The Rams have done a fabulous job of working with Clemens, and he’s done a great job of filling in for Sam Bradford. But usually 30-year old quarterbacks are what they have been. He’s a really nice backup and a great guy to have on a team, but Kellen Clemens isn’t going to lead a team to a Super Bowl. It’s fair to question whether the Rams have that guy on their roster, but it’s not the guy starting against Chicago on Sunday.
As Mizzou heads to Oxford to take on Ole Miss on Saturday, there’s an area where Gary Pinkel and his staff can take advantage of a decided advantage against the Rebels. Ole Miss has allowed 1,504 rushing yards, 150.4 per game, and just 27 of the 125 FBS teams have allowed more than their 21 rushing touchdowns. The Tigers, meanwhile, have rushed for 2.358 yards and a 5.72 yards-per-carry average. Mizzou’s rushing attack ranks 18th in the country, and the Tigers’ 26 rushing touchdowns are tied for 13th in FBS. This could be a game in which the Tigers’ rushing triumvirate of Henry Josey, Russell Hansbrough and Marcus Murphy march up and down the field and keep the ball away from the Rebels. This isn’t to say that the Tigers can’t throw on Ole Miss – they’re 64th in defensive passing efficiency – but only nine teams have allowed single-digit touchdown passes this year, and Mississippi, despite having only 14 sacks, is one of them.
The Rebels can score, averaging 34.5 points per game. The play for Mizzou on Saturday is likely to run the ball and keep it away from them, and throw when they need to. That’ll be good practice for the next week, when they face Johnny Manziel and Texas A&M.
There are times when a team gets off to a fast start, and you just have the feeling that the other shoe is going to drop. I don’t get that feeling with the Blues, who are off to the best start in franchise history at 15-3-3 as they come home to Dallas on Saturday night. The Blues have everything a Stanley Cup champion needs. Despite a rough stretch of three games, Jaroslav Halak is good enough between the pipes to win a cup. The defense corps is arguably the best in the league when Jordan Leopold is healthy. No threesome in the league can get the puck out of their zone and provide blueline offense better than Alex Pietrangelo, Jay Bouwmeester and Kevin Shattenkirk.

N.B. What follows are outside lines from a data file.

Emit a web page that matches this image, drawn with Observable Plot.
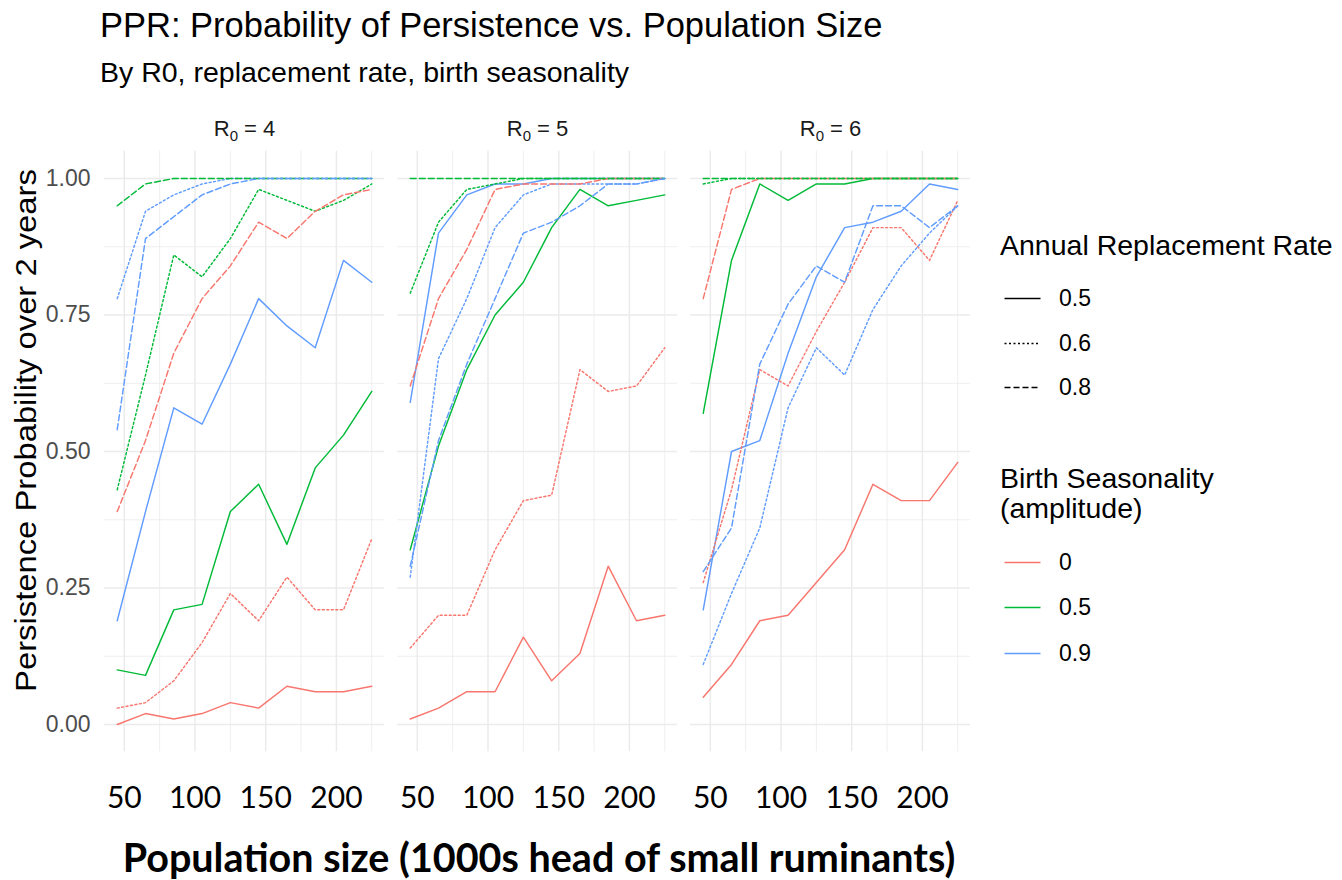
<!DOCTYPE html>
<html>
<head>
<meta charset="utf-8">
<script src="https://cdn.jsdelivr.net/npm/d3@7"></script>
<script src="https://cdn.jsdelivr.net/npm/@observablehq/plot@0.6"></script>
<style>
  body { margin: 0; background: #fff; }
  #wrap { position: relative; width: 1342px; height: 880px; overflow: hidden; background: #fff;
          font-family: "Liberation Sans", Arial, sans-serif; color: #000; }
  .abs { position: absolute; white-space: nowrap; line-height: 1; }
</style>
</head>
<body>
<div id="wrap"></div>
<script>
// ---------- data ----------
const popSize = [45, 65, 85, 105, 125, 145, 165, 185, 205, 225];
const r0Levels = [4, 5, 6];
const rateLevels = ["0.5", "0.6", "0.8"];
const seasonLevels = ["0", "0.5", "0.9"];
const seasonColors = ["#F8766D", "#00BA38", "#619CFF"];
const xTicks = [50, 100, 150, 200];
const xMinor = [75, 125, 175, 225];
const yTicks = [0, 0.25, 0.5, 0.75, 1];
const yMinor = [0.125, 0.375, 0.625, 0.875];

// R0 = 4
const r4_s0_r05  = [0.00, 0.02, 0.01, 0.02, 0.04, 0.03, 0.07, 0.06, 0.06, 0.07];
const r4_s0_r06  = [0.03, 0.04, 0.08, 0.15, 0.24, 0.19, 0.27, 0.21, 0.21, 0.34];
const r4_s0_r08  = [0.39, 0.52, 0.68, 0.78, 0.84, 0.92, 0.89, 0.94, 0.97, 0.98];
const r4_s05_r05 = [0.10, 0.09, 0.21, 0.22, 0.39, 0.44, 0.33, 0.47, 0.53, 0.61];
const r4_s05_r06 = [0.43, 0.64, 0.86, 0.82, 0.89, 0.98, 0.96, 0.94, 0.96, 0.99];
const r4_s05_r08 = [0.95, 0.99, 1.00, 1.00, 1.00, 1.00, 1.00, 1.00, 1.00, 1.00];
const r4_s09_r05 = [0.19, 0.39, 0.58, 0.55, 0.66, 0.78, 0.73, 0.69, 0.85, 0.81];
const r4_s09_r06 = [0.78, 0.94, 0.97, 0.99, 1.00, 1.00, 1.00, 1.00, 1.00, 1.00];
const r4_s09_r08 = [0.54, 0.89, 0.93, 0.97, 0.99, 1.00, 1.00, 1.00, 1.00, 1.00];
// R0 = 5
const r5_s0_r05  = [0.01, 0.03, 0.06, 0.06, 0.16, 0.08, 0.13, 0.29, 0.19, 0.20];
const r5_s0_r06  = [0.14, 0.20, 0.20, 0.32, 0.41, 0.42, 0.65, 0.61, 0.62, 0.69];
const r5_s0_r08  = [0.62, 0.78, 0.87, 0.98, 0.99, 0.99, 0.99, 1.00, 1.00, 1.00];
const r5_s05_r05 = [0.32, 0.51, 0.65, 0.75, 0.81, 0.91, 0.98, 0.95, 0.96, 0.97];
const r5_s05_r06 = [0.79, 0.92, 0.98, 0.99, 1.00, 1.00, 1.00, 1.00, 1.00, 1.00];
const r5_s05_r08 = [1.00, 1.00, 1.00, 1.00, 1.00, 1.00, 1.00, 1.00, 1.00, 1.00];
const r5_s09_r05 = [0.59, 0.90, 0.97, 0.99, 0.99, 1.00, 1.00, 1.00, 1.00, 1.00];
const r5_s09_r06 = [0.27, 0.67, 0.78, 0.91, 0.97, 0.99, 0.99, 0.99, 0.99, 1.00];
const r5_s09_r08 = [0.29, 0.52, 0.66, 0.78, 0.90, 0.92, 0.95, 0.99, 0.99, 1.00];
// R0 = 6
const r6_s0_r05  = [0.05, 0.11, 0.19, 0.20, 0.26, 0.32, 0.44, 0.41, 0.41, 0.48];
const r6_s0_r06  = [0.26, 0.43, 0.65, 0.62, 0.72, 0.81, 0.91, 0.91, 0.85, 0.96];
const r6_s0_r08  = [0.78, 0.98, 1.00, 1.00, 1.00, 1.00, 1.00, 1.00, 1.00, 1.00];
const r6_s05_r05 = [0.57, 0.85, 0.99, 0.96, 0.99, 0.99, 1.00, 1.00, 1.00, 1.00];
const r6_s05_r06 = [0.99, 1.00, 1.00, 1.00, 1.00, 1.00, 1.00, 1.00, 1.00, 1.00];
const r6_s05_r08 = [1.00, 1.00, 1.00, 1.00, 1.00, 1.00, 1.00, 1.00, 1.00, 1.00];
const r6_s09_r05 = [0.21, 0.50, 0.52, 0.68, 0.82, 0.91, 0.92, 0.94, 0.99, 0.98];
const r6_s09_r06 = [0.11, 0.24, 0.36, 0.58, 0.69, 0.64, 0.76, 0.84, 0.90, 0.95];
const r6_s09_r08 = [0.28, 0.36, 0.66, 0.77, 0.84, 0.81, 0.95, 0.95, 0.91, 0.95];

const titleText = "PPR: Probability of Persistence vs. Population Size";
const subtitleText = "By R0, replacement rate, birth seasonality";
const yTitle = "Persistence Probability over 2 years";
const xTitle = "Population size (1000s head of small ruminants)";
const legendRateTitle = "Annual Replacement Rate";
const legendSeasonTitle = ["Birth Seasonality", "(amplitude)"];

// ---------- table ----------
const seriesList = [
  [4, "0", "0.5", r4_s0_r05], [4, "0", "0.6", r4_s0_r06], [4, "0", "0.8", r4_s0_r08],
  [4, "0.5", "0.5", r4_s05_r05], [4, "0.5", "0.6", r4_s05_r06], [4, "0.5", "0.8", r4_s05_r08],
  [4, "0.9", "0.5", r4_s09_r05], [4, "0.9", "0.6", r4_s09_r06], [4, "0.9", "0.8", r4_s09_r08],
  [5, "0", "0.5", r5_s0_r05], [5, "0", "0.6", r5_s0_r06], [5, "0", "0.8", r5_s0_r08],
  [5, "0.5", "0.5", r5_s05_r05], [5, "0.5", "0.6", r5_s05_r06], [5, "0.5", "0.8", r5_s05_r08],
  [5, "0.9", "0.5", r5_s09_r05], [5, "0.9", "0.6", r5_s09_r06], [5, "0.9", "0.8", r5_s09_r08],
  [6, "0", "0.5", r6_s0_r05], [6, "0", "0.6", r6_s0_r06], [6, "0", "0.8", r6_s0_r08],
  [6, "0.5", "0.5", r6_s05_r05], [6, "0.5", "0.6", r6_s05_r06], [6, "0.5", "0.8", r6_s05_r08],
  [6, "0.9", "0.5", r6_s09_r05], [6, "0.9", "0.6", r6_s09_r06], [6, "0.9", "0.8", r6_s09_r08]
];
const rows = [];
for (const [r0, season, rate, vals] of seriesList) {
  vals.forEach((p, i) => rows.push({r0, season, rate, pop: popSize[i], p, key: season + "|" + rate}));
}
const rateDash = {"0.5": null, "0.6": "2,2.5", "0.8": "6,3"};

// ---------- plot ----------
const grid = "#EBEBEB";
const plot = Plot.plot({
  width: 990,
  height: 730,
  marginLeft: 103.3,
  marginRight: 19,
  marginTop: 50.7,
  marginBottom: 78.7,
  style: {fontFamily: "'Liberation Sans', Arial, sans-serif", background: "transparent", overflow: "visible"},
  fx: {domain: r0Levels, paddingInner: 0.045, paddingOuter: 0, label: null},
  x: {domain: [36, 234]},
  y: {domain: [-0.05, 1.05]},
  color: {domain: seasonLevels, range: seasonColors},
  marks: [
    Plot.ruleY(yMinor, {stroke: grid, strokeWidth: 0.8}),
    Plot.ruleX(xMinor, {stroke: grid, strokeWidth: 0.8}),
    Plot.ruleY(yTicks, {stroke: grid, strokeWidth: 1.5}),
    Plot.ruleX(xTicks, {stroke: grid, strokeWidth: 1.5}),
    ...rateLevels.map(r => Plot.line(rows.filter(d => d.rate === r), {
      x: "pop", y: "p", fx: "r0", z: "key", stroke: "season",
      strokeWidth: 1.45, strokeDasharray: rateDash[r]
    })),
    Plot.axisFx({anchor: "top", tickSize: 0, tickPadding: 15, fontSize: 22, color: "#1A1A1A", label: null}),
    Plot.axisY({ticks: yTicks, tickFormat: d3.format(".2f"), tickSize: 0, tickPadding: 14,
                fontSize: 23, color: "#4D4D4D", label: null}),
    Plot.axisX({ticks: xTicks, tickSize: 0, tickPadding: 35, fontSize: 30, color: "#000",
                fontFamily: "Lato, 'Open Sans', sans-serif", label: null})
  ]
});

// subscript in facet labels: R0 = n
d3.select(plot).selectAll('g[aria-label="fx-axis tick label"] text').each(function() {
  const t = d3.select(this);
  const v = t.text();
  t.text(null);
  t.append("tspan").text("R");
  t.append("tspan").attr("dy", "4.4px").attr("font-size", "15px").text("0");
  t.append("tspan").attr("dy", "-4.4px").text(" = " + v);
});

const wrap = document.getElementById("wrap");
plot.style.position = "absolute";
plot.style.left = "0px";
plot.style.top = "100px";
wrap.appendChild(plot);

// ---------- text ----------
function addText(txt, left, top, size, extra = {}) {
  const d = document.createElement("div");
  d.className = "abs";
  d.textContent = txt;
  d.style.left = left + "px";
  d.style.top = top + "px";
  d.style.fontSize = size + "px";
  Object.assign(d.style, extra);
  wrap.appendChild(d);
  return d;
}
addText(titleText, 100, 8, 34.5);
addText(subtitleText, 100, 58, 28.5);

// y-axis title (rotated)
addText(yTitle, 26 - 300, 430 - 14.5, 29, {
  width: "600px", textAlign: "center", lineHeight: "29px",
  transform: "rotate(-90deg) scaleX(1.13)", transformOrigin: "50% 50%"
});

// x-axis title (bold, overlay style)
addText(xTitle, 539, 837, 39.5, {
  fontFamily: "Lato, 'Open Sans', sans-serif", fontWeight: "700",
  transform: "translateX(-50%)"
});

// ---------- legends ----------
const legLeft = 1000;
function keySvg(cy, stroke, dash) {
  const svg = d3.select(wrap).append("svg")
    .style("position", "absolute").style("left", legLeft + "px").style("top", (cy - 22.5) + "px")
    .attr("width", 45).attr("height", 45);
  svg.append("line").attr("x1", 4.5).attr("x2", 40.5).attr("y1", 22.5).attr("y2", 22.5)
    .attr("stroke", stroke).attr("stroke-width", 1.5)
    .attr("stroke-dasharray", dash);
}
addText(legendRateTitle, legLeft, 245 - 0.4885 * 28.5, 28.5);
const rateKeyY = [298, 343, 387];
rateLevels.forEach((r, i) => {
  keySvg(rateKeyY[i], "#000", rateDash[r]);
  addText(r, 1059, rateKeyY[i] - 0.4885 * 23, 23);
});
addText(legendSeasonTitle[0], legLeft, 478 - 0.4885 * 28.5, 28.5);
addText(legendSeasonTitle[1], legLeft, 508 - 0.4885 * 28.5, 28.5);
const seasonKeyY = [562, 607, 653];
seasonLevels.forEach((s, i) => {
  keySvg(seasonKeyY[i], plot.scale("color").apply(s), null);
  addText(s, 1059, seasonKeyY[i] - 0.4885 * 23, 23);
});
</script>
</body>
</html>
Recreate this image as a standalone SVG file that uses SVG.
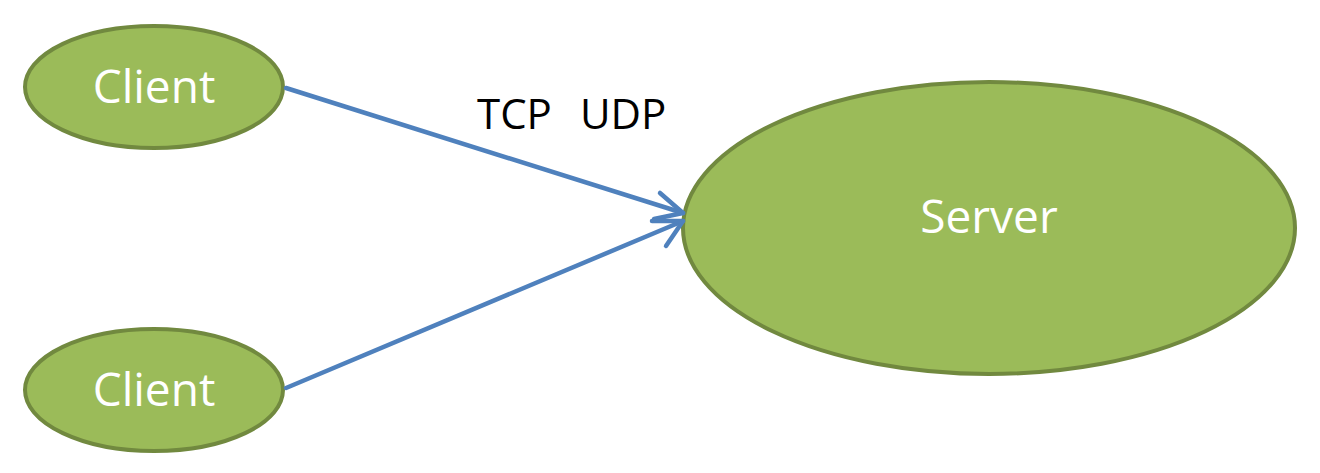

As we saw against Boston, the Blues’ offensive depth is great. Derek Roy has found his role with the Blues and scored his sixth goal. David Backes is back to his 30-goal-a-season form, Alexander Steen has been a revelation, and Vladimir Tarasenko has scored seven goals in a quarter of a season. We know that guys like Chris Stewart, Patrik Berglund, Brenden Morrow and Jaden Schwartz have goal-scoring talent. With that goaltending, defense, depth at forward and the coaching of Ken Hitchcock, this start isn’t a fluke.
A couple of people I really like were in the news this week. It’s hard to argue the Cardinals’ show of confidence in Mike Matheny. Not many managers get to an LCS and a World Series in their first two seasons. In addition to being a terrific leader, Matheny is a sensational ambassador for the franchise and for St. Louis. He’s lived here a long time and truly cares about the region – in addition to the ballclub he manages – doing well.
My first job for a paycheck in radio came from KMOX, when I produced Dan Dierdorf’s “Sports Open Line” show after his retirement from the NFL in 1983. Dan is an amazing entertainer who happens to know more about football than just about anyone. After 30 years as an analyst for ABC’s “Monday Night Football” and then for CBS, Dan is retiring because he’s having trouble getting around. The Pro Football Hall of Fame bestowed the Pete Rozelle award, which is given “for longtime exceptional contributions to radio and television in professional football. Dan is another great ambassador and cheerleader for our town, and I hope we continue to hear from him somewhere on the St. Louis airwaves. He’s been a phenomenal full-time broadcaster for 30 years, and we would be diminished if we didn’t hear Dan’s voice somewhere in St. Louis.